Terdapat sepuluh topik pembahasahan dalam buku ini. Fajar Harimurti telah menuliskan kisah yang tidak biasa dari lapangan bola dengan penuh data yang memantik untuk melakukan pembacaan lebih lanjut.

Lalu, dari sepuluh kisah itu, mengapa kisah Maradona yang menjadi sorotan utama dan dijadikan judul buku lengkap dengan foto yang mengambarkan peristiwa perkenalan el Dios ke publik Napoli.

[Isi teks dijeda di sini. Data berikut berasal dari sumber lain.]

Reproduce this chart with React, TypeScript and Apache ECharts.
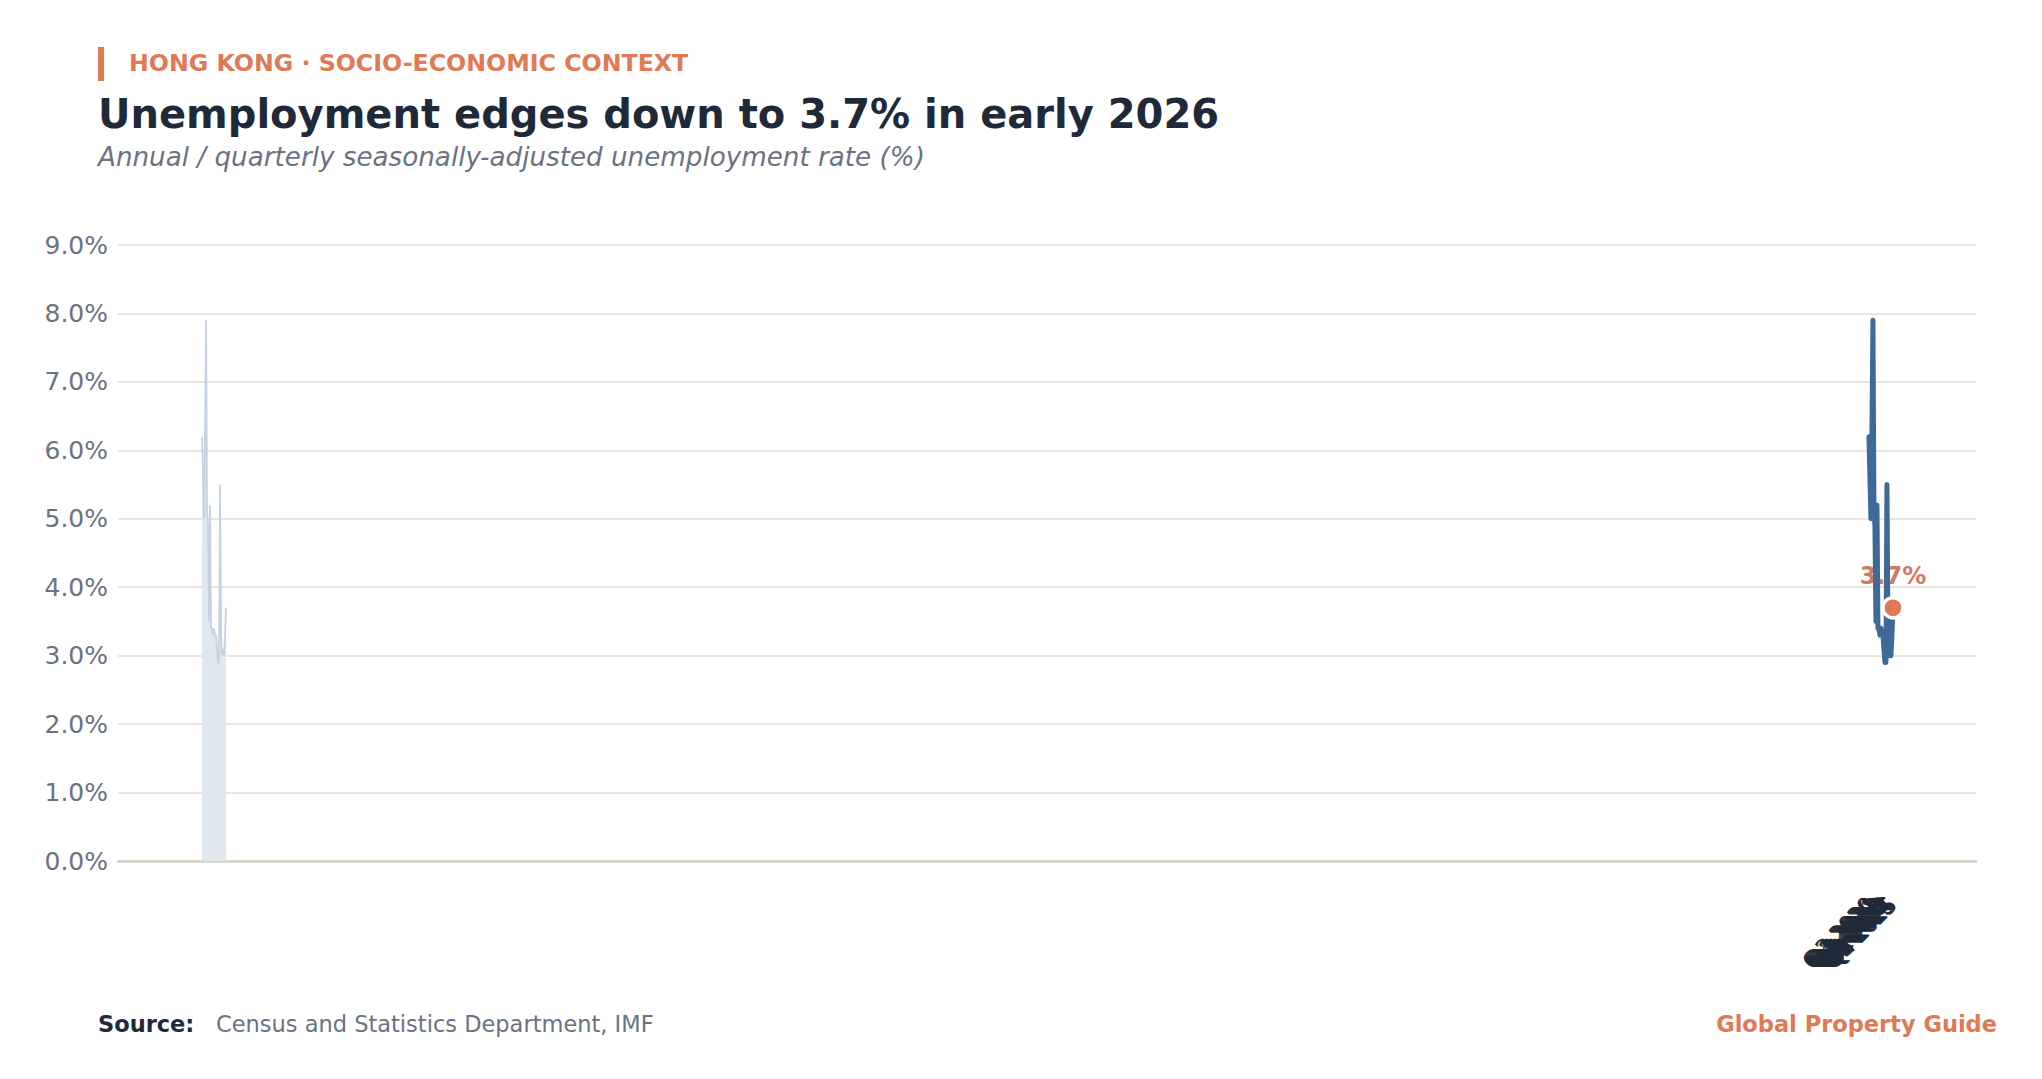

JJ Rizal yang membubuhkan pengantar memberikan perbandingan dengan upaya Michael Hart yang menyusun buku The 100: A Rangking of the Most Influental Persons in History pada 1978. Ia menempatkan Nabi Muhammad di urutan pertama. Pilihan itu mendapat protes dari pembacanya yang menuntut penjelasan. Mengapa bukan nabi yang lain sepeti Nabi Isa. Mengapa bukan tokoh sejarah yang lain. Newton, Einstein, Voltaire, atau Sang Budha, umpamannya.

Menurut JJ Rizal, pilihan Fajar menempatkan kisah Maradona di urutan pertama tidaklah menimbulkan badai tanda tanya bagi pembaca.

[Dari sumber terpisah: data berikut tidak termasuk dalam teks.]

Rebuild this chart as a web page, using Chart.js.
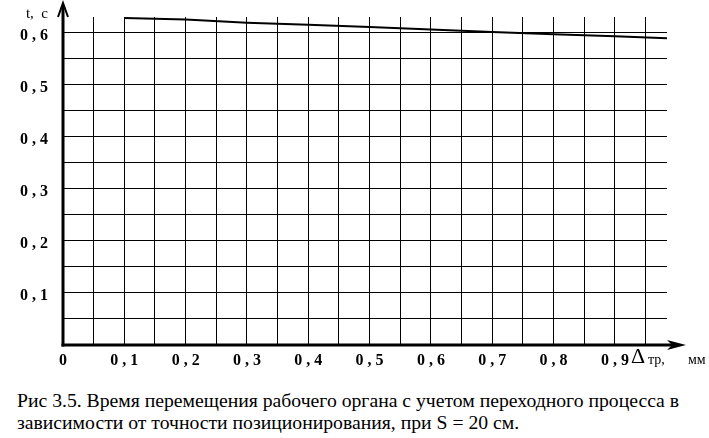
<!DOCTYPE html>
<html>
<head>
<meta charset="utf-8">
<script src="https://cdn.jsdelivr.net/npm/chart.js@4"></script>
<style>
  html, body { margin: 0; padding: 0; background: #fff; }
  body { width: 709px; height: 438px; position: relative; overflow: hidden; }
  #wrap { position: absolute; left: 0; top: 0; width: 709px; height: 380px; }
  .caption {
    position: absolute; left: 17px;
    font-family: "Liberation Serif", "Times New Roman", serif;
    font-size: 19.7px; color: #000; white-space: nowrap;
  }
</style>
</head>
<body>
<div id="wrap"><canvas id="chart"></canvas></div>
<div class="caption" style="top:389px">Рис 3.5. Время перемещения рабочего органа с учетом переходного процесса в</div>
<div class="caption" style="top:411px">зависимости от точности позиционирования, при S = 20 см.</div>
<script>
// Δтр, мм
const accuracy = [0.1, 0.2, 0.3, 0.4, 0.5, 0.6, 0.7, 0.8, 0.9, 0.985];
// t, c
const moveTime = [0.628, 0.625, 0.619, 0.615, 0.611, 0.606, 0.601, 0.597, 0.593, 0.589];
const xTickValues = [0, 0.1, 0.2, 0.3, 0.4, 0.5, 0.6, 0.7, 0.8, 0.9];
const yTickValues = [0.1, 0.2, 0.3, 0.4, 0.5, 0.6];
const xGrid = [0, 0.05, 0.1, 0.15, 0.2, 0.25, 0.3, 0.35, 0.4, 0.45, 0.5, 0.55, 0.6, 0.65, 0.7, 0.75, 0.8, 0.85, 0.9, 0.95];
const yGrid = [0, 0.05, 0.1, 0.15, 0.2, 0.25, 0.3, 0.35, 0.4, 0.45, 0.5, 0.55, 0.6];

const SERIF = '"Liberation Serif", "Times New Roman", serif';
const fmt = (v) => (v === 0 ? "0" : v.toFixed(1).replace(".", " , "));
const hasTick = (list, v) => list.some((t) => Math.abs(t - v) < 1e-6);

const axesArrows = {
  id: "axesArrows",
  afterDraw(chart) {
    const { ctx, chartArea } = chart;
    const { left, bottom } = chartArea;
    ctx.save();
    ctx.strokeStyle = "#000";
    ctx.fillStyle = "#000";
    // y axis
    ctx.lineWidth = 3;
    ctx.beginPath();
    ctx.moveTo(left, bottom + 1.5);
    ctx.lineTo(left, 6);
    ctx.stroke();
    ctx.lineWidth = 2;
    ctx.beginPath();
    ctx.moveTo(left - 5, 17);
    ctx.lineTo(left, 3);
    ctx.lineTo(left + 5, 17);
    ctx.stroke();
    // x axis
    ctx.lineWidth = 3;
    ctx.beginPath();
    ctx.moveTo(left - 1.5, bottom);
    ctx.lineTo(676, bottom);
    ctx.stroke();
    ctx.beginPath();
    ctx.moveTo(686, bottom);
    ctx.lineTo(667, bottom - 5);
    ctx.lineTo(672, bottom);
    ctx.lineTo(667, bottom + 5);
    ctx.closePath();
    ctx.fill();
    // axis titles
    ctx.textBaseline = "middle";
    ctx.textAlign = "right";
    ctx.font = "15px " + SERIF;
    ctx.fillText("t,  c", 48, 14);
    ctx.textAlign = "left";
    ctx.font = "22px " + SERIF;
    ctx.fillText("Δ", 631, 357);
    ctx.font = "14px " + SERIF;
    ctx.fillText("тр,", 648, 360);
    ctx.fillText("мм", 688, 360);
    ctx.restore();
  },
};

new Chart(document.getElementById("chart").getContext("2d"), {
  type: "line",
  data: {
    datasets: [
      {
        data: accuracy.map((x, i) => ({ x, y: moveTime[i] })),
        borderColor: "#000",
        borderWidth: 2,
        pointRadius: 0,
        tension: 0,
      },
    ],
  },
  options: {
    responsive: true,
    maintainAspectRatio: false,
    animation: false,
    layout: { padding: { top: 17, right: 42, left: 0, bottom: 0 } },
    plugins: { legend: { display: false }, tooltip: { enabled: false } },
    scales: {
      x: {
        type: "linear",
        min: 0,
        max: 0.985,
        afterBuildTicks: (s) => { s.ticks = xGrid.map((value) => ({ value })); },
        afterFit: (s) => { s.height = 35; s.paddingLeft = 0; s.paddingRight = 0; },
        border: { display: false },
        grid: { color: "#000", lineWidth: 1, drawTicks: false },
        ticks: {
          autoSkip: false,
          maxRotation: 0,
          padding: 6,
          color: "#000",
          font: { family: SERIF, size: 16, weight: "bold" },
          callback: (v) => (hasTick(xTickValues, v) ? fmt(v) : ""),
        },
      },
      y: {
        min: 0,
        max: 0.63,
        afterBuildTicks: (s) => { s.ticks = yGrid.map((value) => ({ value })); },
        afterFit: (s) => { s.width = 63; s.paddingTop = 0; s.paddingBottom = 0; },
        border: { display: false },
        grid: { color: "#000", lineWidth: 1, drawTicks: false },
        ticks: {
          autoSkip: false,
          padding: 15,
          labelOffset: 3,
          color: "#000",
          font: { family: SERIF, size: 16, weight: "bold" },
          callback: (v) => (hasTick(yTickValues, v) ? fmt(v) : ""),
        },
      },
    },
  },
  plugins: [axesArrows],
});
</script>
</body>
</html>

“…ia adalah gambaran sebuah peradaban jika merujuk pada Ayn Rand sebab sepak bola menjadi medium proses membebaskan manusia dari manusia.” Tulisnya.

Kedatangan Maradona ke Napoli telah memulihkan martabat orang Napoli yang sekian tahun dihinakan sebagai kelas paria di kawasan selatan Italia. Satu Scudetto dan Trofi Piala Italia sudah cukup meningkatkan harkat orang Napoli karena itu Scudetto itu menjadi yang pertama.